Carlone creó una obra maestra para el frustrado yerno del papa: el exterior es típico de una fortaleza española del siglo XV, gracias a sus imponentes muros y macizas torres angulares, el interior es un palacio de purísimo estilo renacentista, con portalones y balaustradas exquisitamente cinceladas en mármol de Carrara. Aparte, quizá, del castillo de Vélez Blanco, construido en el mismo periodo por un arquitecto español para el marqués de Vélez. La Calahorra fue el primer ejemplo del nuevo gusto renacentista nacido en España.
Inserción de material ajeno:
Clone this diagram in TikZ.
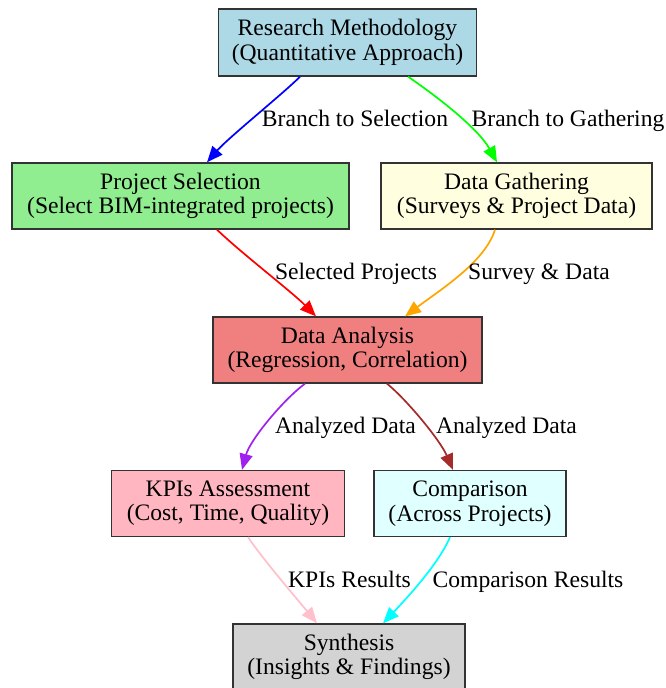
\documentclass[tikz,border=0pt]{standalone}
\usepackage{fontspec}
\setmainfont{Liberation Serif}
\usetikzlibrary{arrows.meta}

% node fills
\definecolor{fillblue}{HTML}{ADD8E6}
\definecolor{fillgreen}{HTML}{90EE90}
\definecolor{fillyellow}{HTML}{FFFFE0}
\definecolor{fillcoral}{HTML}{F08080}
\definecolor{fillpink}{HTML}{FFB6C1}
\definecolor{fillcyan}{HTML}{E0FFFF}
\definecolor{fillgrey}{HTML}{D3D3D3}
% edge colours
\definecolor{eblue}{HTML}{0000FF}
\definecolor{egreen}{HTML}{00FF00}
\definecolor{ered}{HTML}{FF0000}
\definecolor{eorange}{HTML}{FFA500}
\definecolor{epurple}{HTML}{A020F0}
\definecolor{ebrown}{HTML}{A52A2A}
\definecolor{epink}{HTML}{FFC0CB}
\definecolor{ecyan}{HTML}{00FFFF}

\begin{document}
\begin{tikzpicture}[x=1pt,y=-1pt,
  box/.style={draw=black!80, line width=1.3pt, align=center, inner sep=0pt,
    minimum height=66pt, font=\fontsize{23.6}{24.5}\selectfont},
  lbl/.style={anchor=base, inner sep=0pt, font=\fontsize{23.6}{24.5}\selectfont},
  flow/.style={line width=1.7pt, -{Triangle[length=16pt,width=13pt]}}]

\useasboundingbox (0,0) rectangle (665,688);

% process boxes
\node[box, fill=fillblue,   minimum width=258pt, minimum height=67pt] (rm)  at (347.5,42.5) {Research Methodology\\(Quantitative Approach)};
\node[box, fill=fillgreen,  minimum width=337pt] (ps)  at (180.5,196) {Project Selection\\(Select BIM-integrated projects)};
\node[box, fill=fillyellow, minimum width=271pt] (dg)  at (516.5,196) {Data Gathering\\(Surveys \& Project Data)};
\node[box, fill=fillcoral,  minimum width=269pt] (da)  at (347.5,350) {Data Analysis\\(Regression, Correlation)};
\node[box, fill=fillpink,   minimum width=233pt] (kpi) at (228,503.5) {KPIs Assessment\\(Cost, Time, Quality)};
\node[box, fill=fillcyan,   minimum width=192pt] (cmp) at (470,503.5) {Comparison\\(Across Projects)};
\node[box, fill=fillgrey,   minimum width=232pt] (syn) at (349,657) {Synthesis\\(Insights \& Findings)};

% connectors
\draw[flow, eblue]   ([xshift=-47.5pt]rm.south) .. controls (285,92) and (228,138) .. ([xshift=26.5pt]ps.north);
\draw[flow, egreen]  ([xshift=60.5pt]rm.south)  .. controls (435,95) and (478,128) .. ([xshift=-19.5pt]dg.north);
\draw[flow, ered]    ([xshift=36.5pt]ps.south)  .. controls (240,252) and (292,292) .. ([xshift=-31.5pt]da.north);
\draw[flow, eorange] ([xshift=-21.5pt]dg.south) .. controls (485,262) and (440,290) .. ([xshift=57.5pt]da.north);
\draw[flow, epurple] ([xshift=-42.5pt]da.south) .. controls (283,400) and (250,440) .. ([xshift=14pt]kpi.north);
\draw[flow, ebrown]  ([xshift=39.5pt]da.south)  .. controls (407,400) and (440,440) .. ([xshift=-17pt]cmp.north);
\draw[flow, epink]   ([xshift=20pt]kpi.south)   .. controls (265,562) and (298,600) .. ([xshift=-32pt]syn.north);
\draw[flow, ecyan]   ([xshift=-20pt]cmp.south)  .. controls (438,565) and (405,600) .. ([xshift=34pt]syn.north);

% connector labels
\node[lbl] (l1) at (355,126) {Branch to Selection};
\node[lbl] (l2) at (568,126) {Branch to Gathering};
\node[lbl] (l3) at (356,279) {Selected Projects};
\node[lbl] (l4) at (539,279) {Survey \& Data};
\node[lbl] (l5) at (345.5,433) {Analyzed Data};
\node[lbl] (l6) at (506.5,433) {Analyzed Data};
\node[lbl] (l7) at (349.5,587) {KPIs Results};
\node[lbl] (l8) at (528,587) {Comparison Results};
\end{tikzpicture}
\end{document}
Fue construido en 1509 y 1512 sobre los restos de una anterior fortaleza árabe. Su importancia artística-arquitectónica es una de las más considerables, simbolizando el abandono de los cánones medievales en favor de los renacentistas, si bien en el exterior no puede adivinarse nada de todo ello. Los muros son altos e imponentes, recorridos por extrañas tríadas de ventanas en cada lado que realmente no aportan gran luminosidad al interior. Sorprenden, eso si, las torres de los cuatro ángulos: grandes y cilíndricas, con ronda escarpada en la base, culminadas por semitorres cerradas por cúpulas semiesféricas (una rareza en el arte castellano) que recuerdan garitas de siglos futuros. Estás disminuyen la rudeza de la fortaleza y dan un cierto aspecto de elegante sobriedad al conjunto enrojecido por el polvo procedente de las minas de Alquife, el interior, en cambio, es como estar en otro mundo, representado por un elaborado patio renacentista de arcos dobles sobre pilastras, techos artesonados, candelabros, inscripciones latinas, escudos heráldicos y una escalera historiada realizada en mármol de Carrara. Una novedad absoluta. Entre los motivos decorativos aparece decoración grutesca y temas mitológicos inspirados en el gusto del primer renacimiento.